The investment of this new-born behemoth in its immediate ecosystem has issued a new pulse of activity, helped in no small part by its bellwether status: “They start giving orders to these young designers, and, since SSENSE is a generational leader, the young designers then start to receive orders from other outlets. We’ve then seen the emergence of a small high-end manufacturing business, with players like White Walls WorldWide, for example.”
The lagging element in Montreal becoming a smooth-running, self-sustaining machine, then, is the education system. But just as the education system has, in the past, shifted to accommodate the wants of the city’s predominantly industrial fashion economy, there’s quiet hope that it will, in turn, come to reflect the wants and needs of the city’s burgeoning creative high-end. “The responsibility to always adapt and try to cater to what’s happening in the macro-industry lies with the schools, and the schools here should try to adapt a little bit faster,” says Milan, going on to suggest the possibility of a two-tiered system that he believes would satisfy all parties’ appetites. “The main thing that could be done is to operate on a two-speed level. There’d be a general level, for those that aren’t really interested in becoming the next Thomas Tait, but we should have an elite step for students that are, so that they can stay here in Montreal. If we want new fashion businesses here, change needs to take place at the level of education.”
An intriguing correlation that emerged across the conversations I had in all three of the cities that feature across this series was the repeated citing of Belgium, specifically Antwerp, as a sort of model of comparison or aspiration. In Montreal’s case, there are certainly parallels: just as Belgium is but a stone’s throw from London and Paris, Montreal is from New York. Belgium is home to two major fashion schools, La Cambre and Antwerp’s Royal Academy, whose reputations ESM and LaSalle are looking, in the long run, to match. And like Brussels and Antwerp, which, compared to other European fashion hubs, are considerably cheaper, the monthly cost of a spacious atelier in Montreal can clock in as low as $300 (CA).
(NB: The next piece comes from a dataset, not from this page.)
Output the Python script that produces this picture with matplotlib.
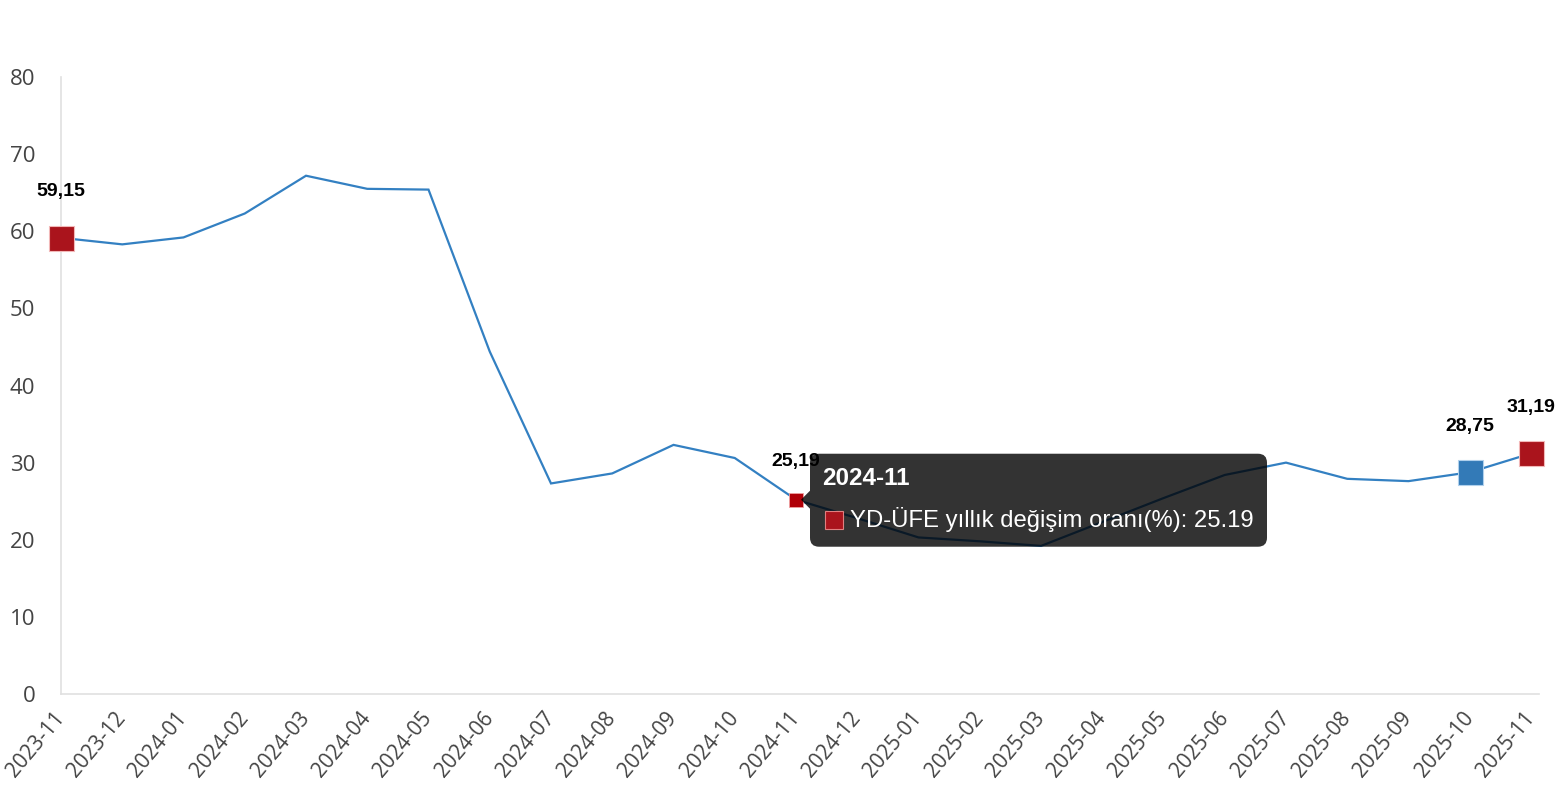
import matplotlib
matplotlib.use("Agg")
import matplotlib.pyplot as plt
from matplotlib.patches import FancyBboxPatch, Polygon, Rectangle
from matplotlib.transforms import IdentityTransform

months = ["2023-11", "2023-12", "2024-01", "2024-02", "2024-03", "2024-04", "2024-05",
          "2024-06", "2024-07", "2024-08", "2024-09", "2024-10", "2024-11", "2024-12",
          "2025-01", "2025-02", "2025-03", "2025-04", "2025-05", "2025-06", "2025-07",
          "2025-08", "2025-09", "2025-10", "2025-11"]
values = [59.15, 58.3, 59.2, 62.3, 67.2, 65.5, 65.4,
          44.4, 27.3, 28.6, 32.3, 30.6, 25.19, 22.8,
          20.3, 19.8, 19.2, 22.3, 25.4, 28.4, 30.0,
          27.9, 27.6, 28.75, 31.19]
y_ticks = [0, 10, 20, 30, 40, 50, 60, 70, 80]
series_name = "YD-ÜFE yıllık değişim oranı(%)"

big_red = [0, 24]
big_blue = [23]
hover_idx = 12

LINE = "#3380c2"
RED = "#aa141c"
BLUE = "#337ab7"

W, H, DPI = 1556, 800, 100
fig = plt.figure(figsize=(W / DPI, H / DPI), dpi=DPI)
ax = fig.add_axes([61 / W, 106 / H, (1539 - 61) / W, (694 - 77) / H])

x = list(range(len(months)))
ax.plot(x, values, color=LINE, lw=1.6, zorder=2, solid_joinstyle="miter")

for i in big_red:
    ax.plot(x[i], values[i], marker="s", ms=18, mfc=RED, mec="#f2b8b8", mew=0.8, zorder=4,
            clip_on=False)
for i in big_blue:
    ax.plot(x[i], values[i], marker="s", ms=18, mfc=BLUE, mec="#b0d0ec", mew=0.8, zorder=4,
            clip_on=False)
ax.plot(x[hover_idx], values[hover_idx], marker="s", ms=9.5, mfc="#b00008", mec="#f0a0a0",
        mew=0.6, zorder=4)

def fmt(v):
    return f"{v:.2f}".replace(".", ",")

for i in big_red + big_blue:
    ax.annotate(fmt(values[i]), (x[i], values[i]), xytext=(0, 33), textcoords="offset points",
                ha="center", va="center", fontsize=14, fontweight="bold",
                family="Liberation Sans", color="black", zorder=5, annotation_clip=False)
ax.annotate(fmt(values[hover_idx]), (x[hover_idx], values[hover_idx]), xytext=(0, 27.5),
            textcoords="offset points", ha="center", va="center", fontsize=14,
            fontweight="bold", family="Liberation Sans", color="black", zorder=5)

ax.set_xlim(0, 24 + 8 / 61.25)
ax.set_ylim(0, 80)
ax.set_yticks(y_ticks)
ax.set_yticklabels([str(t) for t in y_ticks], family="Open Sans", fontsize=16, color="#444444")
ax.set_xticks(x)
ax.set_xticklabels(months, rotation=50, ha="right", va="center", rotation_mode="anchor",
                   family="Open Sans", fontsize=15, color="#444444")
ax.tick_params(axis="y", length=0, pad=18.5)
ax.tick_params(axis="x", length=0, pad=15)
for s in ["top", "right"]:
    ax.spines[s].set_visible(False)
ax.spines["left"].set_color("#e0e0e0")
ax.spines["bottom"].set_color("#e0e0e0")
ax.spines["left"].set_linewidth(1.2)
ax.spines["bottom"].set_linewidth(1.2)

# tooltip anchored to the hovered point (display pixels)
fig.canvas.draw()
px, py = ax.transData.transform((x[hover_idx], values[hover_idx]))
ident = IdentityTransform()
box = FancyBboxPatch((px + 14, py - 47), 457, 93, boxstyle="round,pad=0,rounding_size=9",
                     transform=ident, facecolor="black", edgecolor="none", alpha=0.8,
                     zorder=6)
fig.patches.append(box)
tri = Polygon([(px + 14, py + 9), (px + 14, py - 9), (px + 5, py)], closed=True,
              transform=ident, facecolor="black", edgecolor="none", alpha=0.8, zorder=6)
fig.patches.append(tri)
fig.text((px + 26) / W, (py + 21) / H, months[hover_idx], color="white", fontsize=17.5,
         fontweight="bold", family="Liberation Sans", ha="left", va="center", zorder=7)
sq = Rectangle((px + 29, py - 29), 18, 18, transform=ident, facecolor=RED,
               edgecolor="#e08080", lw=0.8, zorder=7)
fig.patches.append(sq)
fig.text((px + 54) / W, (py - 20) / H, f"{series_name}: {values[hover_idx]:.2f}",
         color="white", fontsize=17.2, family="Liberation Sans", ha="left", va="center", zorder=7)

fig.savefig("out.png", dpi=DPI, facecolor="white")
Plausible as these infrastructural points of comparison may be, don’t you think Montreal could do even better? The city’s designers think so, as Marie-Ève Lecavalier tells me: “I’ve been in Antwerp for the past six months -- Montreal is way more fun, it has way more to offer its creatives. I’m impressed that people in Antwerp are able to leave the Academy and do something creative in a city that, actually, is super conservative. If they can make it, then why can’t Montreal? It has a lot to offer, people just need to have the balls to do something, they need to be pushed.”